During the offseason, the Bengals said they were going to move around Chase so he could avoid the junk defenses. The plan seemed to come out a bit more suddenly than anticipated with Higgins shelved.

"Sooner is probably the wrong word. It's probably he had to take on more than he would normally take on in the game plan," Callahan said. "That's a mental thing than it is anything else. We got to get called right so he knows where …As far as his execution in the pass game, it was as good as you could ever ask for.

"We try to at least give them a chance to have reps on things. But he was playing in the slot, he was playing No. 3, No. 2, he's playing out wide, running all kinds of different routes on 95 or whatever plays, really never came off the field. That kind of effort, I don't think there's a precedent for that."

The mutual respect is running both ways. At 6-2, 195 pounds, Diggs, is typical of the long, lean cornerback. But atypical with his receiver ball skills.
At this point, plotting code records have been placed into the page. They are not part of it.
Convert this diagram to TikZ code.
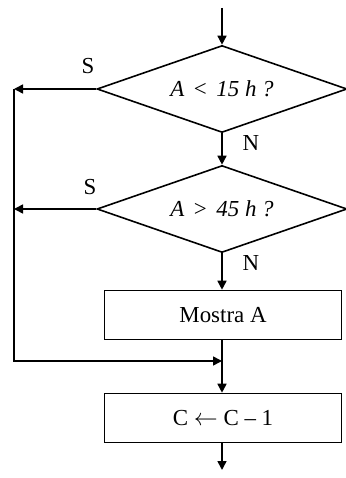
\documentclass[tikz,border=0pt]{standalone}
\usepackage{fontspec}
\setmainfont{Liberation Serif}
\usetikzlibrary{shapes.geometric,arrows.meta}

\begin{document}
\begin{tikzpicture}[x=0.5bp, y=-0.5bp, line width=0.8pt,
  font=\fontsize{11.5}{13}\selectfont,
  decision/.style={draw, diamond, aspect=2.87, minimum width=125bp, minimum height=43.5bp, inner sep=0pt},
  process/.style={draw, rectangle, minimum width=118.5bp, minimum height=24.5bp},
  flow/.style={-{Triangle[length=4.5bp,width=4.5bp]}}]
\useasboundingbox (0,0) rectangle (345,478);

% decisions
\coordinate (start) at (222,8);
\node[decision] (lt) at (222,89) {\textit{A} \,<\, \textit{15 h ?}};
\node[decision] (gt) at (222,209) {\textit{A} \,>\, \textit{45 h ?}};

% boxes
\node[process] (show) at (223,315) {Mostra A};
\node[process] (dec) at (223,418) {C $\leftarrow$ C -- 1};
\coordinate (stop) at (222,470);

% bypass on the left
\coordinate (l1) at (14,89);
\coordinate (l2) at (14,209);
\coordinate (l3) at (14,361);
\coordinate (join) at (222,361);

\draw[flow] (start) -- (lt.north);
\draw[flow] (lt.south) -- (gt.north);
\draw[flow] (gt.south) -- (show.north -| gt.south);
\draw[flow] (show.south -| join) -- (dec.north -| join);
\draw[flow] (dec.south -| stop) -- (stop);

\draw[flow] (lt.west) -- (l1);
\draw[flow] (gt.west) -- (l2);
\draw[flow] (l1) -- (l3) -- (join);

\node at (88,66) {S};
\node at (90,187) {S};
\node at (251,143) {N};
\node at (251,263) {N};
\end{tikzpicture}
\end{document}
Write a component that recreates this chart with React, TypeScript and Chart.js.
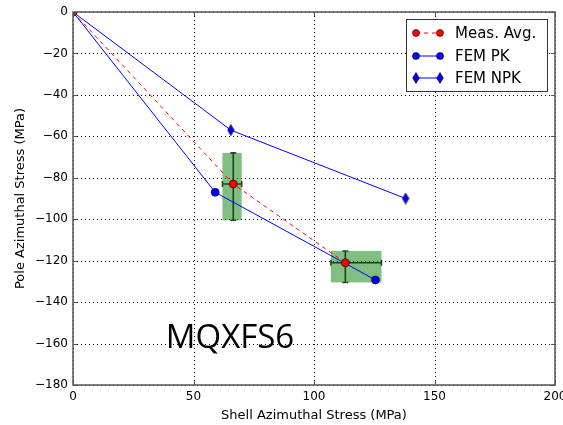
import React, { useEffect, useRef } from "react";
import { Chart, registerables } from "chart.js";
Chart.register(...registerables);

const measX = [0, 66.5, 113];
const measY = [0, -83, -121];
const pkX = [0, 59, 125.5];
const pkY = [0, -87, -129.3];
const npkX = [0, 65.5, 138];
const npkY = [0, -57, -90];
const boxXMin = [62, 107];
const boxXMax = [70, 128];
const boxYMin = [-100.5, -130.5];
const boxYMax = [-68, -115.3];
const errCX = [66.5, 113];
const errCY = [-83, -121];
const xTicks = [0, 50, 100, 150, 200];
const yTicks = [0, -20, -40, -60, -80, -100, -120, -140, -160, -180];
const seriesNames = ["Meas. Avg.", "FEM PK", "FEM NPK"];
const annotationText = "MQXFS6";
const annotationPos = [38.5, -157];

function thinDiamond(color: string) {
  const c = document.createElement("canvas");
  c.width = 8;
  c.height = 12;
  const g = c.getContext("2d")!;
  g.fillStyle = color;
  g.strokeStyle = "#000";
  g.lineWidth = 0.6;
  g.beginPath();
  g.moveTo(4, 0.5);
  g.lineTo(7.3, 6);
  g.lineTo(4, 11.5);
  g.lineTo(0.7, 6);
  g.closePath();
  g.fill();
  g.stroke();
  return c;
}

export default function App() {
  const ref = useRef<HTMLCanvasElement>(null);
  useEffect(() => {
    document.body.style.margin = "0";
    const diamond = thinDiamond("#0000ff");
    const boxPlugin = {
      id: "boxes",
      beforeDatasetsDraw(chart: any) {
        const { ctx, scales, chartArea: a } = chart;
        const x = scales.x, y = scales.y;
        ctx.save();
        ctx.strokeStyle = "#000";
        ctx.lineWidth = 1;
        ctx.setLineDash([1, 3]);
        ctx.beginPath();
        for (const v of xTicks) {
          const px = Math.round(x.getPixelForValue(v)) + 0.5;
          ctx.moveTo(px, a.top); ctx.lineTo(px, a.bottom);
        }
        for (const v of yTicks) {
          const py = Math.round(y.getPixelForValue(v)) + 0.5;
          ctx.moveTo(a.left, py); ctx.lineTo(a.right, py);
        }
        ctx.stroke();
        ctx.setLineDash([]);
        for (let i = 0; i < boxXMin.length; i++) {
          const x0 = x.getPixelForValue(boxXMin[i]);
          const x1 = x.getPixelForValue(boxXMax[i]);
          const y0 = y.getPixelForValue(boxYMax[i]);
          const y1 = y.getPixelForValue(boxYMin[i]);
          ctx.fillStyle = "rgba(0,128,0,0.5)";
          ctx.fillRect(x0, y0, x1 - x0, y1 - y0);
          const cx = x.getPixelForValue(errCX[i]);
          const cy = y.getPixelForValue(errCY[i]);
          ctx.strokeStyle = "rgba(20,40,20,0.85)";
          ctx.lineWidth = 1.6;
          ctx.beginPath();
          ctx.moveTo(cx, y0); ctx.lineTo(cx, y1);
          ctx.moveTo(x0, cy); ctx.lineTo(x1, cy);
          ctx.moveTo(cx - 3, y0); ctx.lineTo(cx + 3, y0);
          ctx.moveTo(cx - 3, y1); ctx.lineTo(cx + 3, y1);
          ctx.moveTo(x0, cy - 3); ctx.lineTo(x0, cy + 3);
          ctx.moveTo(x1, cy - 3); ctx.lineTo(x1, cy + 3);
          ctx.stroke();
        }
        ctx.restore();
      },
      afterDraw(chart: any) {
        const { ctx, scales, chartArea: a } = chart;
        const x = scales.x, y = scales.y;
        ctx.save();
        ctx.strokeStyle = "#555";
        ctx.lineWidth = 1.5;
        ctx.strokeRect(a.left, a.top, a.right - a.left, a.bottom - a.top);
        ctx.lineWidth = 1;
        ctx.beginPath();
        for (const v of xTicks) {
          const px = Math.round(x.getPixelForValue(v)) + 0.5;
          ctx.moveTo(px, a.bottom); ctx.lineTo(px, a.bottom - 4);
          ctx.moveTo(px, a.top); ctx.lineTo(px, a.top + 4);
        }
        for (const v of yTicks) {
          const py = Math.round(y.getPixelForValue(v)) + 0.5;
          ctx.moveTo(a.left, py); ctx.lineTo(a.left + 4, py);
          ctx.moveTo(a.right, py); ctx.lineTo(a.right - 4, py);
        }
        ctx.stroke();
        ctx.fillStyle = "#000";
        ctx.font = "33px 'Open Sans'";
        ctx.textBaseline = "middle";
        ctx.textAlign = "left";
        ctx.fillText(annotationText, x.getPixelForValue(annotationPos[0]), y.getPixelForValue(annotationPos[1]) + 1);
        const lx = 406, ly = 19, lw = 141, lh = 72;
        ctx.fillStyle = "#fff";
        ctx.fillRect(lx, ly, lw, lh);
        ctx.strokeStyle = "#333";
        ctx.lineWidth = 1;
        ctx.strokeRect(lx + 0.5, ly + 0.5, lw, lh);
        const rows = [14, 37, 59];
        const colors = ["#ff0000", "#0000ff", "#0000ff"];
        for (let i = 0; i < 3; i++) {
          const ry = ly + rows[i];
          ctx.strokeStyle = colors[i];
          ctx.lineWidth = 1;
          ctx.setLineDash(i === 0 ? [4, 4] : []);
          ctx.beginPath();
          ctx.moveTo(416, ry); ctx.lineTo(440, ry);
          ctx.stroke();
          ctx.setLineDash([]);
          for (const mx of [416, 440]) {
            if (i < 2) {
              ctx.fillStyle = colors[i];
              ctx.strokeStyle = "#000";
              ctx.lineWidth = 0.6;
              ctx.beginPath();
              ctx.arc(mx, ry, 3.5, 0, Math.PI * 2);
              ctx.fill();
              ctx.stroke();
            } else {
              ctx.drawImage(diamond, mx - 4, ry - 6);
            }
          }
          ctx.fillStyle = "#000";
          ctx.font = "15px 'DejaVu Sans'";
          ctx.textBaseline = "middle";
          ctx.fillText(seriesNames[i], 455, ry + 1);
        }
        ctx.restore();
      },
    };
    const toPts = (xs: number[], ys: number[]) => xs.map((v, i) => ({ x: v, y: ys[i] }));
    const chart = new Chart(ref.current!, {
      type: "scatter",
      data: {
        datasets: [
          {
            label: seriesNames[0],
            data: toPts(measX, measY),
            showLine: true,
            borderColor: "#ff0000",
            borderWidth: 1,
            borderDash: [4, 4],
            pointBackgroundColor: "#ff0000",
            pointBorderColor: "#000",
            pointBorderWidth: 0.6,
            pointRadius: 4,
          },
          {
            label: seriesNames[1],
            data: toPts(pkX, pkY),
            showLine: true,
            borderColor: "#0000ff",
            borderWidth: 1,
            pointBackgroundColor: "#0000ff",
            pointBorderColor: "#000",
            pointBorderWidth: 0.6,
            pointRadius: 4,
          },
          {
            label: seriesNames[2],
            data: toPts(npkX, npkY),
            showLine: true,
            borderColor: "#0000ff",
            borderWidth: 1,
            pointStyle: diamond as any,
            pointRadius: 5,
          },
        ],
      },
      options: {
        animation: false,
        responsive: false,
        layout: { padding: { left: 0, right: 8, top: 12, bottom: 0 } },
        plugins: { legend: { display: false }, tooltip: { enabled: false } },
        scales: {
          x: {
            type: "linear",
            min: 0,
            max: 200,
            afterBuildTicks: (s: any) => { s.ticks = xTicks.map((v) => ({ value: v })); },
            afterFit: (s: any) => { s.height = 40; s.paddingLeft = 0; s.paddingRight = 0; },
            grid: { display: false, drawTicks: false },
            border: { display: false },
            ticks: { color: "#000", font: { family: "DejaVu Sans", size: 12 }, padding: 5, maxRotation: 0 },
            title: { display: true, text: "Shell Azimuthal Stress (MPa)", color: "#000", font: { family: "DejaVu Sans", size: 13 }, padding: { top: 0, bottom: 2 } },
          },
          y: {
            type: "linear",
            min: -180,
            max: 0,
            afterBuildTicks: (s: any) => { s.ticks = yTicks.map((v) => ({ value: v })); },
            afterFit: (s: any) => { s.width = 73; s.paddingTop = 0; s.paddingBottom = 0; },
            grid: { display: false, drawTicks: false },
            border: { display: false },
            ticks: {
              color: "#000",
              font: { family: "DejaVu Sans", size: 12 },
              padding: 5,
              callback: (v: any) => String(v).replace("-", "\u2212"),
            },
            title: { display: true, text: "Pole Azimuthal Stress (MPa)", color: "#000", font: { family: "DejaVu Sans", size: 13 }, padding: { top: 13, bottom: 4 } },
          },
        },
      },
      plugins: [boxPlugin],
    });
    return () => chart.destroy();
  }, []);
  return (
    <canvas ref={ref} width={563} height={425} style={{ position: "absolute", left: 0, top: 0 }} />
  );
}
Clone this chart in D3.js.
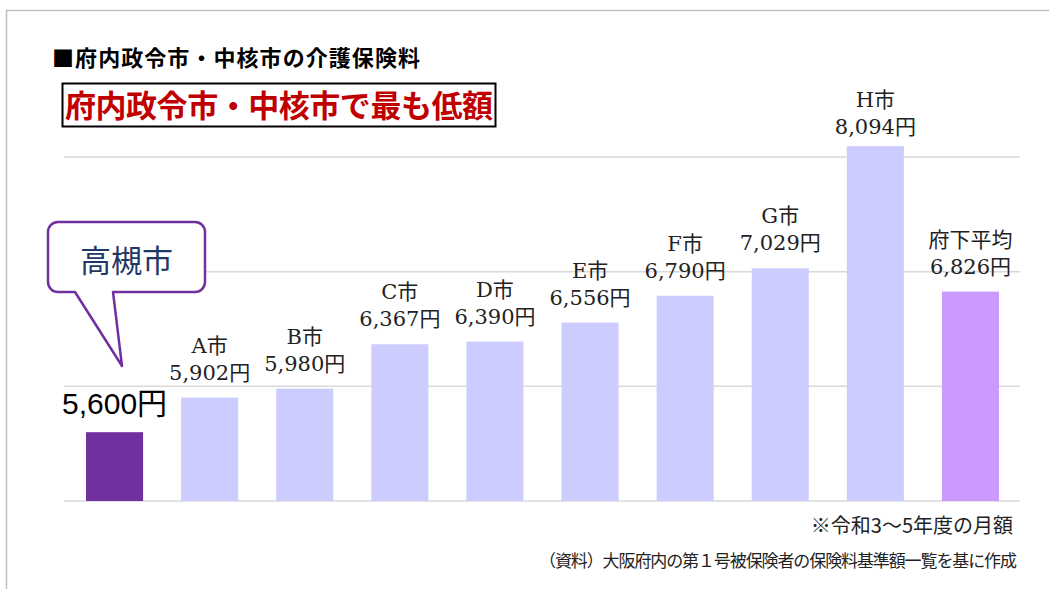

"He's an athlete," Chase said. "He's got great ball skills in the air and he's super fast. He's not too technique sound, though. He's a little hit or miss. He's either all the way on or he's not all the way on. But he's definitely a great athlete.

"He's all around, so you've got to really just watch for everything. Technique, hands you've got to be all around fundamentally to be ready for what he's got going on."

But Chase is thinking more about playing in AT&T Stadium than going against Diggs. Thanks to his dad, he grew up a Cowboys fan.

"I mean, it's a big matchup, but you know what's coming," Chase said. "Me and him and both. I'm not going to do too much talking on that."

He thought the photo of him and Fitzpatrick was "pretty cool," but he didn't want to talk about it. It sounds like he's trying to send a message. He's not going to fade away in double coverage.

"That's just me being myself. Showing my personality a little bit. I did that on purpose. I didn't care about the flag. I did it on purpose," Chase said.

But the tape sent a bigger message than flags and photos ever could.

"I can't say enough positive things and how impressive that feat was," Callahan said. "He'll not get the recognition he deserves for that. But my God, it was impressive."